RECORDED DATA
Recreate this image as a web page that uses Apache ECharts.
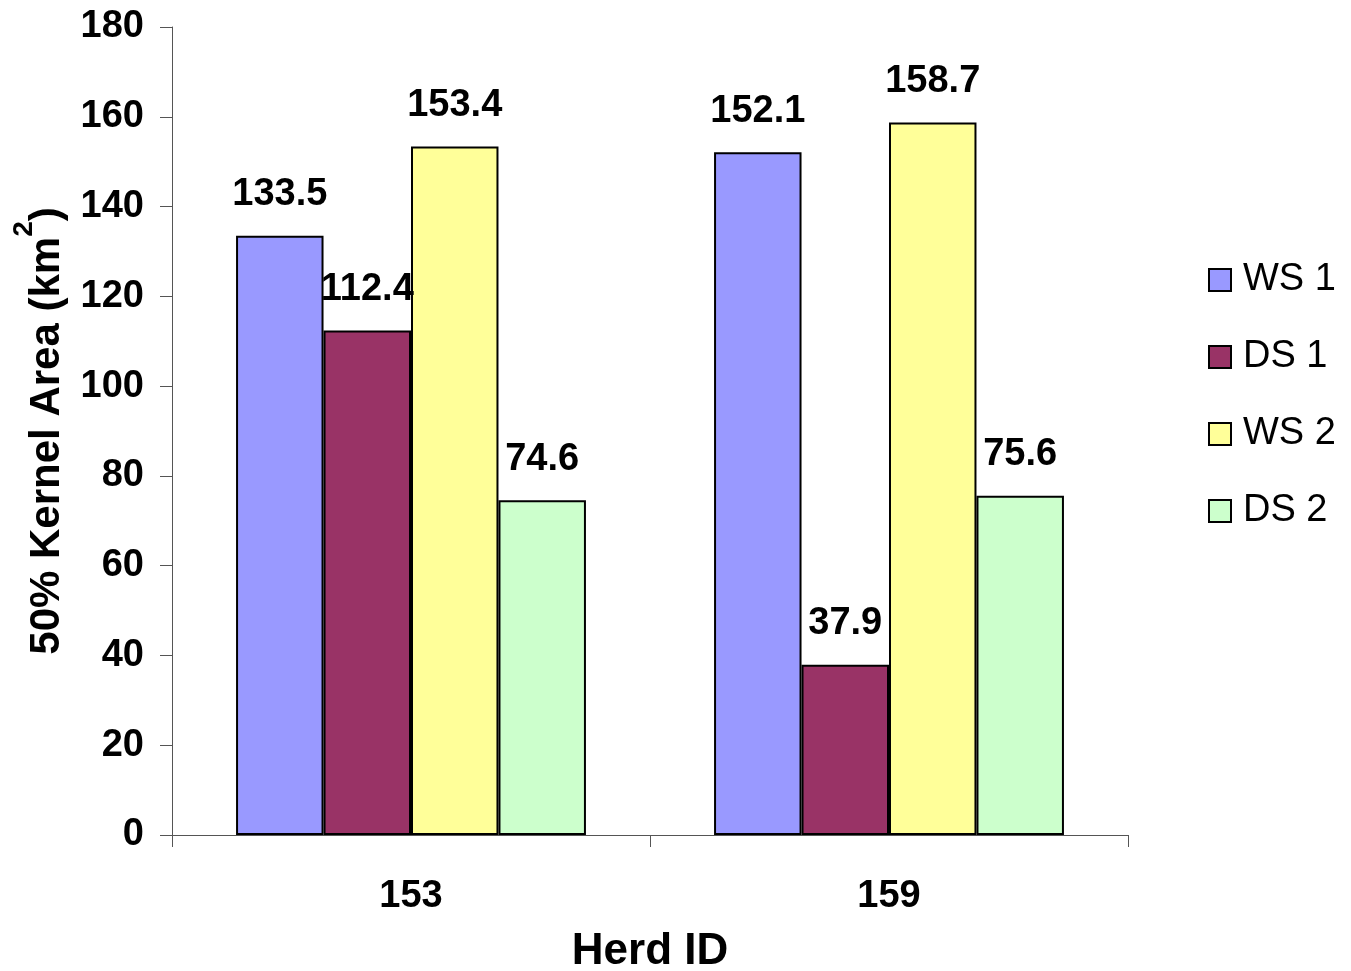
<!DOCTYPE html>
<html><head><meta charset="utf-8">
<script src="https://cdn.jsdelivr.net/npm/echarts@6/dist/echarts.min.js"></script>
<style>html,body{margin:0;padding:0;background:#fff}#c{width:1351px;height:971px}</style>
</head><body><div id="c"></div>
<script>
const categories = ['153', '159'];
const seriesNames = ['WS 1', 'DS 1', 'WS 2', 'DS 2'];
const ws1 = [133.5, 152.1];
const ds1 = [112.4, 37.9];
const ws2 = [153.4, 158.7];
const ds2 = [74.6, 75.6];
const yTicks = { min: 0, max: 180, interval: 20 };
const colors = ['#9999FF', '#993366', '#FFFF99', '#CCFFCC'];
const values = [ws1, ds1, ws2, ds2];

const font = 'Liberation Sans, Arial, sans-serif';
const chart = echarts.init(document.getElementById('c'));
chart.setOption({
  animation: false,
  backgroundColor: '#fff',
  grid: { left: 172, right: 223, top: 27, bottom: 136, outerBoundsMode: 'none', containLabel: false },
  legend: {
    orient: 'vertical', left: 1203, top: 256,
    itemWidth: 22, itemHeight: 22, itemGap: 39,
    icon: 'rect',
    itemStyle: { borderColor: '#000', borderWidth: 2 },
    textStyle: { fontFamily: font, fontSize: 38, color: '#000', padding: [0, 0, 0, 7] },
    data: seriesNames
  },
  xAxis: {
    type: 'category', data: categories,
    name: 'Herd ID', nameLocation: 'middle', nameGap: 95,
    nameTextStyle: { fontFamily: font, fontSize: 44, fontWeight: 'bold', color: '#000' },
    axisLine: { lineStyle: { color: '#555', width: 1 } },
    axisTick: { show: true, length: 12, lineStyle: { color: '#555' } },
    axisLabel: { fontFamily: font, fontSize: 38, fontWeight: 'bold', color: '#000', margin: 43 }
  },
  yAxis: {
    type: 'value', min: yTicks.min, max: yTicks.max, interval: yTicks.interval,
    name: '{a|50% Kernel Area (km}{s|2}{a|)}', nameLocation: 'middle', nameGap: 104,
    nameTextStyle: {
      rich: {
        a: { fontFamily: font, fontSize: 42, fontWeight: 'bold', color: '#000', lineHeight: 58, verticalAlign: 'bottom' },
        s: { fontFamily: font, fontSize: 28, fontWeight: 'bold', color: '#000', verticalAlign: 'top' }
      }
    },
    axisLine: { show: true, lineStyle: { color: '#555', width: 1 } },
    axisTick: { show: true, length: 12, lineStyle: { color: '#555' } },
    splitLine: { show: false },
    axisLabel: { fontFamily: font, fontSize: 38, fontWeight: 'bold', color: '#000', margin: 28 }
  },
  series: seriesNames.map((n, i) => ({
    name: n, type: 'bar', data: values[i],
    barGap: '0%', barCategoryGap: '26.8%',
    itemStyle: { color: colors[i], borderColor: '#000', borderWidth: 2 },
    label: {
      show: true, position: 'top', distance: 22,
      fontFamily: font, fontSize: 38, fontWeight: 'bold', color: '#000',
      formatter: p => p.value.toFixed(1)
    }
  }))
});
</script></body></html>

REQUIREMENTS
Every line above should be repeated exactly; pictures stay out of the copy.

PROBLEM SOLUTION
Recreate this image as a web page that uses Apache ECharts.
<!DOCTYPE html>
<html><head><meta charset="utf-8">
<script src="https://cdn.jsdelivr.net/npm/echarts@6/dist/echarts.min.js"></script>
<style>html,body{margin:0;padding:0;background:#fff}#c{width:1351px;height:971px}</style>
</head><body><div id="c"></div>
<script>
const categories = ['153', '159'];
const seriesNames = ['WS 1', 'DS 1', 'WS 2', 'DS 2'];
const ws1 = [133.5, 152.1];
const ds1 = [112.4, 37.9];
const ws2 = [153.4, 158.7];
const ds2 = [74.6, 75.6];
const yTicks = { min: 0, max: 180, interval: 20 };
const colors = ['#9999FF', '#993366', '#FFFF99', '#CCFFCC'];
const values = [ws1, ds1, ws2, ds2];

const font = 'Liberation Sans, Arial, sans-serif';
const chart = echarts.init(document.getElementById('c'));
chart.setOption({
  animation: false,
  backgroundColor: '#fff',
  grid: { left: 172, right: 223, top: 27, bottom: 136, outerBoundsMode: 'none', containLabel: false },
  legend: {
    orient: 'vertical', left: 1203, top: 256,
    itemWidth: 22, itemHeight: 22, itemGap: 39,
    icon: 'rect',
    itemStyle: { borderColor: '#000', borderWidth: 2 },
    textStyle: { fontFamily: font, fontSize: 38, color: '#000', padding: [0, 0, 0, 7] },
    data: seriesNames
  },
  xAxis: {
    type: 'category', data: categories,
    name: 'Herd ID', nameLocation: 'middle', nameGap: 95,
    nameTextStyle: { fontFamily: font, fontSize: 44, fontWeight: 'bold', color: '#000' },
    axisLine: { lineStyle: { color: '#555', width: 1 } },
    axisTick: { show: true, length: 12, lineStyle: { color: '#555' } },
    axisLabel: { fontFamily: font, fontSize: 38, fontWeight: 'bold', color: '#000', margin: 43 }
  },
  yAxis: {
    type: 'value', min: yTicks.min, max: yTicks.max, interval: yTicks.interval,
    name: '{a|50% Kernel Area (km}{s|2}{a|)}', nameLocation: 'middle', nameGap: 104,
    nameTextStyle: {
      rich: {
        a: { fontFamily: font, fontSize: 42, fontWeight: 'bold', color: '#000', lineHeight: 58, verticalAlign: 'bottom' },
        s: { fontFamily: font, fontSize: 28, fontWeight: 'bold', color: '#000', verticalAlign: 'top' }
      }
    },
    axisLine: { show: true, lineStyle: { color: '#555', width: 1 } },
    axisTick: { show: true, length: 12, lineStyle: { color: '#555' } },
    splitLine: { show: false },
    axisLabel: { fontFamily: font, fontSize: 38, fontWeight: 'bold', color: '#000', margin: 28 }
  },
  series: seriesNames.map((n, i) => ({
    name: n, type: 'bar', data: values[i],
    barGap: '0%', barCategoryGap: '26.8%',
    itemStyle: { color: colors[i], borderColor: '#000', borderWidth: 2 },
    label: {
      show: true, position: 'top', distance: 22,
      fontFamily: font, fontSize: 38, fontWeight: 'bold', color: '#000',
      formatter: p => p.value.toFixed(1)
    }
  }))
});
</script></body></html>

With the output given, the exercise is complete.